Article summary: Anthropometry of Australian Rugby League rep players
This week’s article summary is courtesy the Manager of the High Performance Centre of the Sports Science Institute of South Africa, Justin Durandt.
Article: Cheng, H. L., O’Connor, H., Kay, S., Cook, R., Parker, H., & Orr, R. (2014). Anthropometric characteristics of Australian junior representative rugby league players. Journal of Science and Medicine in Sport, Australia, 17(5), 546–551.
- TAKE HOME MESSAGE
- There are ethnic differences in body composition among elite junior players.
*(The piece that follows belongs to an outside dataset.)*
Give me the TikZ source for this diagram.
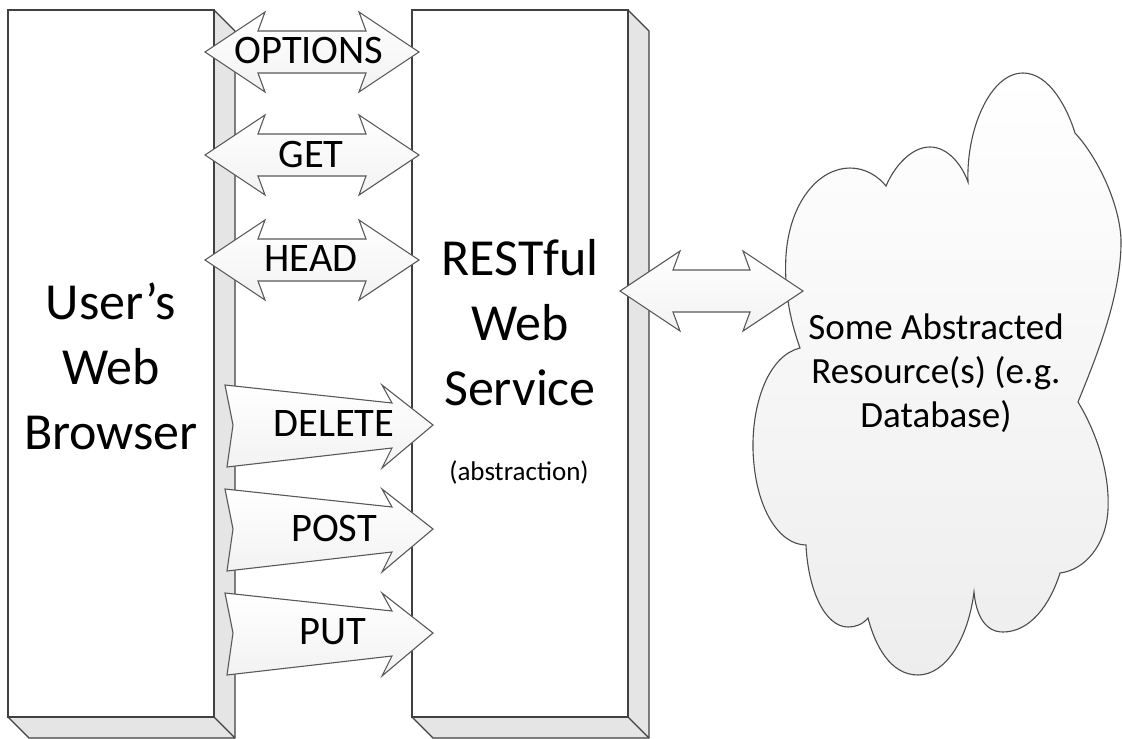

These differences may give Polynesians a performance advantage and explain the high percentage of Polynesians in rugby League.
- Polynesians exhibited greater height (181.0 ± 5.7 vs. 178.7 ± 6.3 cm), mass (90.6 ± 11.7 vs. 84.7 ± 11.1 kg), arm and calf girths, bone breadths and mesomorphy (7.6 ± 1.2 vs. 6.7 ± 1.1) than non-Polynesians (all p < 0.05)
- 38% of the players in this cohort were Polynesians but they only make up less than 1% of the population
- SAMPLE STUDIED (1 SENTENCE):116 junior elite U18 players
- SPORT: Rugby league
- LEVEL: Elite
- LIMITATIONS OF STUDY: Sample size, only measured 166 out of 446 in the league. Low representation in specific positions
- KEY RELATED RESEARCH
- Malina, R. M. (2009). Ethnicity and biological maturation in sports medicine research. Scandinavian Journal of Medicine & Science in Sports, 19(1), 1–2.
- Zemski, A. J., Slater, G. J., & Broad, E. M. (2015). Body composition characteristics of elite Australian rugby union athletes according to playing position and ethnicity. Journal of Sports Sciences
- “Elite Polynesian rugby athletes have different distribution patterns of fat mass and lean mass compared to Caucasians, which may influence their suitability for particular positions”.
- Krause, L. M., Naughton, G. A., Denny, G., Patton, D., Hartwig, T., & Gabbett, T. J. (2014). Understanding mismatches in body size, speed and power among adolescent rugby union players. Journal of Science and Medicine in Sport
- “The notion that bigger, faster, and more powerful characteristics occur simultaneously in adolescent rugby players was not supported in the present study. Current practices in body mass-based criteria for playing down an age group lack a sufficient evidence for decision-making. Dispensation solely based on body mass may not address mismatch in junior rugby union.”